Line by line, repeat the data below exactly, beginning at the first line and ending at the line with "const pairs = (xs, ys)". Omit pictures.

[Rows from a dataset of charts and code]
══════
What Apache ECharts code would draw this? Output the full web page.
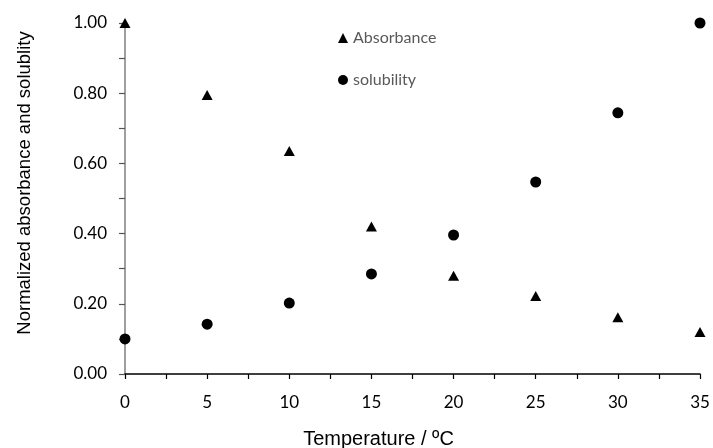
<!DOCTYPE html>
<html>
<head>
<meta charset="utf-8">
<script src="https://cdn.jsdelivr.net/npm/echarts@6/dist/echarts.min.js"></script>
<style>
  html, body { margin: 0; padding: 0; background: #fff; }
  #chart { width: 713px; height: 448px; }
</style>
</head>
<body>
<div id="chart"></div>
<script>
// Temperature (°C) at which both quantities were measured
const temperatures = [0, 5, 10, 15, 20, 25, 30, 35];
// Normalized absorbance at each temperature
const absorbance = [1.00, 0.795, 0.635, 0.42, 0.28, 0.222, 0.162, 0.12];
// Normalized solubility at each temperature
const solubility = [0.10, 0.142, 0.202, 0.285, 0.396, 0.547, 0.744, 1.00];

const pairs = (xs, ys) => xs.map((x, i) => [x, ys[i]]);

const chart = echarts.init(document.getElementById('chart'));
chart.setOption({
  animation: false,
  backgroundColor: '#ffffff',
  grid: { left: 125, right: 13, top: 23, bottom: 74, outerBoundsMode: 'none' },
  legend: {
    orient: 'vertical',
    left: 333,
    top: 25,
    itemGap: 26,
    itemWidth: 10,
    itemHeight: 10,
    textStyle: { fontFamily: 'Lato', fontSize: 16, color: '#595959' },
    data: [
      { name: 'Absorbance', icon: 'triangle' },
      { name: 'solubility', icon: 'circle' }
    ]
  },
  xAxis: {
    type: 'value',
    min: 0, max: 35, interval: 5,
    name: 'Temperature / ºC',
    nameLocation: 'middle',
    nameGap: 55,
    nameTextStyle: {
      fontFamily: 'Liberation Sans', fontSize: 20, color: '#000',
      padding: [0, 68, 0, 0]
    },
    axisLine: { show: true, onZero: false, lineStyle: { color: '#000', width: 1.5 } },
    axisTick: { show: true, inside: false, length: 5, lineStyle: { color: '#000', width: 1.2 } },
    minorTick: { show: true, splitNumber: 2, length: 5, lineStyle: { color: '#000', width: 1.2 } },
    axisLabel: { fontFamily: 'Lato', fontSize: 17, color: '#000', margin: 20 },
    splitLine: { show: false }
  },
  yAxis: {
    type: 'value',
    min: 0, max: 1, interval: 0.2,
    name: 'Normalized absorbance and solublity',
    nameLocation: 'middle',
    nameGap: 91,
    nameTextStyle: {
      fontFamily: 'Liberation Sans', fontSize: 18.5, color: '#000',
      padding: [0, 0, 0, 31]
    },
    axisLine: { show: true, lineStyle: { color: '#7f7f7f', width: 1.5 } },
    axisTick: { show: true, inside: false, length: 6, lineStyle: { color: '#555', width: 1.2 } },
    minorTick: { show: true, splitNumber: 2, length: 6, lineStyle: { color: '#555', width: 1.2 } },
    axisLabel: {
      fontFamily: 'Lato', fontSize: 17, color: '#000', margin: 18,
      formatter: v => v.toFixed(2)
    },
    splitLine: { show: false }
  },
  series: [
    {
      name: 'Absorbance',
      type: 'scatter',
      symbol: 'triangle',
      symbolSize: [11, 10],
      itemStyle: { color: '#000', opacity: 1 },
      data: pairs(temperatures, absorbance)
    },
    {
      name: 'solubility',
      type: 'scatter',
      symbol: 'circle',
      symbolSize: 11,
      itemStyle: { color: '#000', opacity: 1 },
      data: pairs(temperatures, solubility)
    }
  ]
});
</script>
</body>
</html>
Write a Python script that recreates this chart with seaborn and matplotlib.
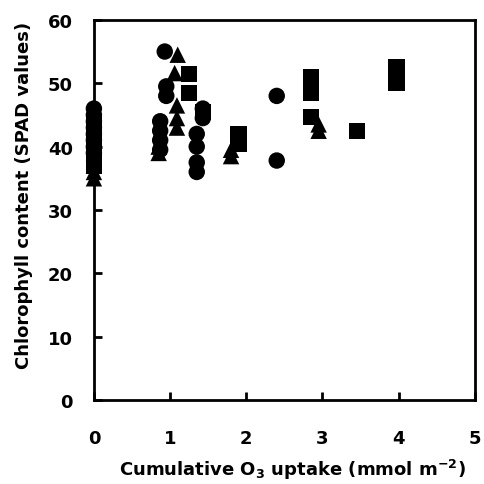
import pandas as pd
import numpy as np
import matplotlib.pyplot as plt
import seaborn as sns

# values
circle_x = [0, 0, 0, 0, 0, 0, 0, 0,
            0.93, 0.95, 0.95, 0.87, 0.87, 0.87, 0.87,
            1.43, 1.43, 1.35, 1.35, 1.35, 1.35,
            2.4, 2.4]
circle_y = [46, 45, 44, 43, 42, 41, 40, 39,
            55, 49.5, 48, 44, 42.5, 41, 39.5,
            46, 44.5, 42, 40, 37.5, 36,
            48, 37.8]

square_x = [0, 0, 0, 0, 0, 0, 0, 0,
            1.25, 1.25, 1.43,
            1.9, 1.9,
            2.85, 2.85, 2.85,
            3.45,
            3.97, 3.97, 3.97]
square_y = [44, 43, 42, 41, 40, 39, 38, 37,
            51.5, 48.5, 45.5,
            42, 40.5,
            51, 48.5, 44.7,
            42.5,
            52.5, 51, 50]

triangle_x = [0, 0, 0, 0, 0, 0, 0,
              1.1, 1.06, 1.09, 1.09, 1.09, 0.85, 0.85,
              1.8, 1.8,
              2.95, 2.95]
triangle_y = [45, 43, 41, 39, 37, 36, 35,
              54.5, 51.6, 46.5, 44.5, 43, 40, 39,
              39.5, 38.5,
              43.5, 42.5]

data = pd.concat([
    pd.DataFrame({'uptake': circle_x, 'spad': circle_y, 'group': 'circle'}),
    pd.DataFrame({'uptake': square_x, 'spad': square_y, 'group': 'square'}),
    pd.DataFrame({'uptake': triangle_x, 'spad': triangle_y, 'group': 'triangle'}),
])

sns.set_style('ticks')
plt.rcParams['font.family'] = ['DejaVu Sans']
plt.rcParams['font.weight'] = 'bold'
plt.rcParams['mathtext.default'] = 'bf'
for key in ['text.color', 'axes.labelcolor', 'xtick.color', 'ytick.color']:
    plt.rcParams[key] = 'black'

fig = plt.figure(figsize=(4.84, 4.85), dpi=100)
ax = fig.add_axes([0.194, 0.173, 0.787, 0.784])

sns.scatterplot(x='uptake', y='spad', data=data, style='group',
                markers={'circle': 'o', 'square': 's', 'triangle': '^'},
                color='black', edgecolor='none', s=140, legend=False,
                clip_on=False, zorder=3, ax=ax)

ax.set_xlim(0, 5)
ax.set_ylim(0, 60)
ax.set_xticks(range(0, 6))
ax.set_yticks(range(0, 61, 10))
ax.tick_params(direction='in', length=6, width=2, labelsize=13,
               color='black', labelcolor='black')
ax.tick_params(axis='x', pad=21)
ax.tick_params(axis='y', pad=15)
for side in ['left', 'bottom', 'right', 'top']:
    ax.spines[side].set_linewidth(2)
    ax.spines[side].set_color('black')

ax.set_xlabel('Cumulative O$_3$ uptake (mmol m$^{-2}$)', fontsize=13,
              fontweight='bold', color='black')
ax.set_ylabel('Chlorophyll content (SPAD values)', fontsize=13,
              fontweight='bold', color='black')
ax.xaxis.set_label_coords(0.52, -0.15)
ax.yaxis.set_label_coords(-0.16, 0.542)

plt.savefig('out.png', dpi=100)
══════
EXERCISE ANSWER.
What Apache ECharts code would draw this? Output the full web page.
<!DOCTYPE html>
<html>
<head>
<meta charset="utf-8">
<script src="https://cdn.jsdelivr.net/npm/echarts@6/dist/echarts.min.js"></script>
<style>
  html, body { margin: 0; padding: 0; background: #fff; }
  #chart { width: 713px; height: 448px; }
</style>
</head>
<body>
<div id="chart"></div>
<script>
// Temperature (°C) at which both quantities were measured
const temperatures = [0, 5, 10, 15, 20, 25, 30, 35];
// Normalized absorbance at each temperature
const absorbance = [1.00, 0.795, 0.635, 0.42, 0.28, 0.222, 0.162, 0.12];
// Normalized solubility at each temperature
const solubility = [0.10, 0.142, 0.202, 0.285, 0.396, 0.547, 0.744, 1.00];

const pairs = (xs, ys) => xs.map((x, i) => [x, ys[i]]);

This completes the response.